In the Bayesian approach to decision theory, the observed 
$x$ is considered fixed. Whereas the frequentist approach (i.e., risk) averages over possible samples 
$x\in {\mathcal  {X}}$ the Bayesian would fix the observed sample 
$x$ and average over hypotheses 
$\theta \in \Theta$. Thus, the Bayesian approach is to consider for our observed $x$ the expected loss.
\begin{equation}
\rho (\pi ,\delta \mid x)=\operatorname {E}_{{\pi (\theta \mid x)}}[L(\theta ,\delta (x))]
\end{equation}
where the expectation is over the posterior of 
$\theta$ given $x$ (obtained from 
$\pi (\theta )$ and 
$F(x\mid \theta )$ using Bayes' theorem).

Having made explicit the expected loss for each given 
$x$ separately, we can define a decision rule 
$\delta$ by specifying for each 
$x$ an action 
$\delta (x)$ that minimizes the expected loss.

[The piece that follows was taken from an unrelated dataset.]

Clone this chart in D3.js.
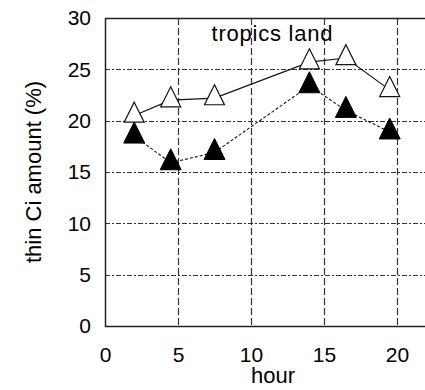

This is known as a generalized Bayes rule with respect to 
$\pi (\theta )$. There may be more than one generalized Bayes rule, since there may be multiple choices of 
$\delta (x)$ that achieve the same expected loss.

According to the complete class theorems, under mild conditions every admissible rule is a (generalized) Bayes rule (with respect to \textit{some} prior 
$\pi (\theta )$ —- possibly an improper one -— that favors distributions 
$\theta$ where that rule achieves low risk). Thus, in frequentist decision theory it is sufficient to consider only (generalized) Bayes rules.